# What the task requires
All of the material below is to be restated word for word, apart from the pictures.

# Data excerpt
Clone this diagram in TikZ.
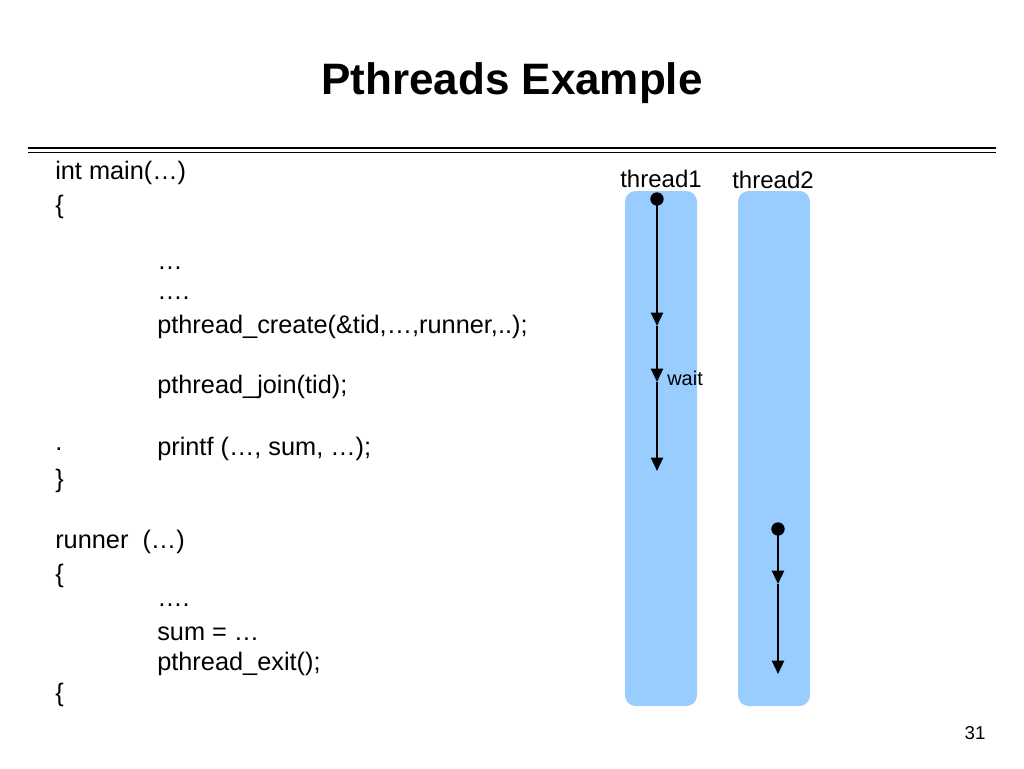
\documentclass[tikz,border=0pt]{standalone}
\usepackage{fontspec}
\setmainfont{Liberation Sans}
\usetikzlibrary{arrows.meta, positioning}
\definecolor{barblue}{RGB}{153,204,255}
\tikzset{
  >={Triangle[length=10pt,width=9pt]},
  code/.style = {anchor=west, inner sep=0pt, font=\fontsize{19}{22}\selectfont},
  bar/.style = {fill=barblue, draw=none, rounded corners=8pt},
  dot/.style = {circle, fill=black, inner sep=0pt, minimum size=10pt},
}
\begin{document}
\begin{tikzpicture}[x=0.75pt, y=-0.75pt,
        flow/.style = {->, line width=1.8pt},
        label/.style = {inner sep=0pt, font=\fontsize{18}{21}\selectfont},
    ]
    \useasboundingbox (0,0) rectangle (1024,768);

    % title
    \node[font=\bfseries\fontsize{33}{38}\selectfont] (title) at (512,83) {Pthreads Example};
    \draw[line width=1.1pt] (28,148) -- (996,148);
    \draw[line width=1.1pt] (28,152.5) -- (996,152.5);

    % code
    \node[code] (l1)  at (55,173) {int main(…)};
    \node[code] (l2)  at (55,207) {\{};
    \node[code] (l3)  at (157,268) {…};
    \node[code] (l4)  at (157,298) {….};
    \node[code] (l5)  at (157,327) {pthread\_create(\&tid,…,runner,..);};
    \node[code] (l6)  at (157,387) {pthread\_join(tid);};
    \node[code] (l7a) at (55,449) {.};
    \node[code] (l7)  at (157,449) {printf (…, sum, …);};
    \node[code] (l8)  at (55,481) {\}};
    \node[code] (l9)  at (55,542) {runner\ \ (…)};
    \node[code] (l10) at (55,576) {\{};
    \node[code] (l11) at (157,605) {….};
    \node[code] (l12) at (157,634) {sum = …};
    \node[code] (l13) at (157,664) {pthread\_exit();};
    \node[code] (l14) at (55,695) {\{};

    % threads
    \fill[bar] (625,191) rectangle (697,706);
    \fill[bar] (738,191) rectangle (810,706);
    \node[label] (t1) at (661,179) {thread1};
    \node[label] (t2) at (773,180) {thread2};

    \node[dot] (s1) at (657,199) {};
    \coordinate (a1) at (657,326);
    \coordinate (a2) at (657,382);
    \coordinate (a3) at (657,471);
    \draw[flow] (s1.center) -- (a1);
    \draw[flow] (a1) -- (a2);
    \draw[flow] (a2) -- (a3);
    \node[label, font=\fontsize{15}{17}\selectfont, anchor=west] (wait) at (667,378) {wait};

    \node[dot] (s2) at (778,529) {};
    \coordinate (b1) at (778,584);
    \coordinate (b2) at (778,674);
    \draw[flow] (s2.center) -- (b1);
    \draw[flow] (b1) -- (b2);

    \node[label, font=\fontsize{14}{16}\selectfont] (page) at (975,733) {31};
\end{tikzpicture}
\end{document}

# Answer to this exercise
Clone this diagram in TikZ.
\documentclass[tikz,border=0pt]{standalone}
\usepackage{fontspec}
\setmainfont{Liberation Sans}
\usetikzlibrary{arrows.meta, positioning}
\definecolor{barblue}{RGB}{153,204,255}
\tikzset{
  >={Triangle[length=10pt,width=9pt]},
  code/.style = {anchor=west, inner sep=0pt, font=\fontsize{19}{22}\selectfont},
  bar/.style = {fill=barblue, draw=none, rounded corners=8pt},
  dot/.style = {circle, fill=black, inner sep=0pt, minimum size=10pt},
}
\begin{document}
\begin{tikzpicture}[x=0.75pt, y=-0.75pt,
        flow/.style = {->, line width=1.8pt},
        label/.style = {inner sep=0pt, font=\fontsize{18}{21}\selectfont},
    ]
    \useasboundingbox (0,0) rectangle (1024,768);

    % title
    \node[font=\bfseries\fontsize{33}{38}\selectfont] (title) at (512,83) {Pthreads Example};
    \draw[line width=1.1pt] (28,148) -- (996,148);
    \draw[line width=1.1pt] (28,152.5) -- (996,152.5);

    % code
    \node[code] (l1)  at (55,173) {int main(…)};
    \node[code] (l2)  at (55,207) {\{};
    \node[code] (l3)  at (157,268) {…};
    \node[code] (l4)  at (157,298) {….};
    \node[code] (l5)  at (157,327) {pthread\_create(\&tid,…,runner,..);};
    \node[code] (l6)  at (157,387) {pthread\_join(tid);};
    \node[code] (l7a) at (55,449) {.};
    \node[code] (l7)  at (157,449) {printf (…, sum, …);};
    \node[code] (l8)  at (55,481) {\}};
    \node[code] (l9)  at (55,542) {runner\ \ (…)};
    \node[code] (l10) at (55,576) {\{};
    \node[code] (l11) at (157,605) {….};
    \node[code] (l12) at (157,634) {sum = …};
    \node[code] (l13) at (157,664) {pthread\_exit();};
    \node[code] (l14) at (55,695) {\{};

    % threads
    \fill[bar] (625,191) rectangle (697,706);
    \fill[bar] (738,191) rectangle (810,706);
    \node[label] (t1) at (661,179) {thread1};
    \node[label] (t2) at (773,180) {thread2};

    \node[dot] (s1) at (657,199) {};
    \coordinate (a1) at (657,326);
    \coordinate (a2) at (657,382);
    \coordinate (a3) at (657,471);
    \draw[flow] (s1.center) -- (a1);
    \draw[flow] (a1) -- (a2);
    \draw[flow] (a2) -- (a3);
    \node[label, font=\fontsize{15}{17}\selectfont, anchor=west] (wait) at (667,378) {wait};

    \node[dot] (s2) at (778,529) {};
    \coordinate (b1) at (778,584);
    \coordinate (b2) at (778,674);
    \draw[flow] (s2.center) -- (b1);
    \draw[flow] (b1) -- (b2);

    \node[label, font=\fontsize{14}{16}\selectfont] (page) at (975,733) {31};
\end{tikzpicture}
\end{document}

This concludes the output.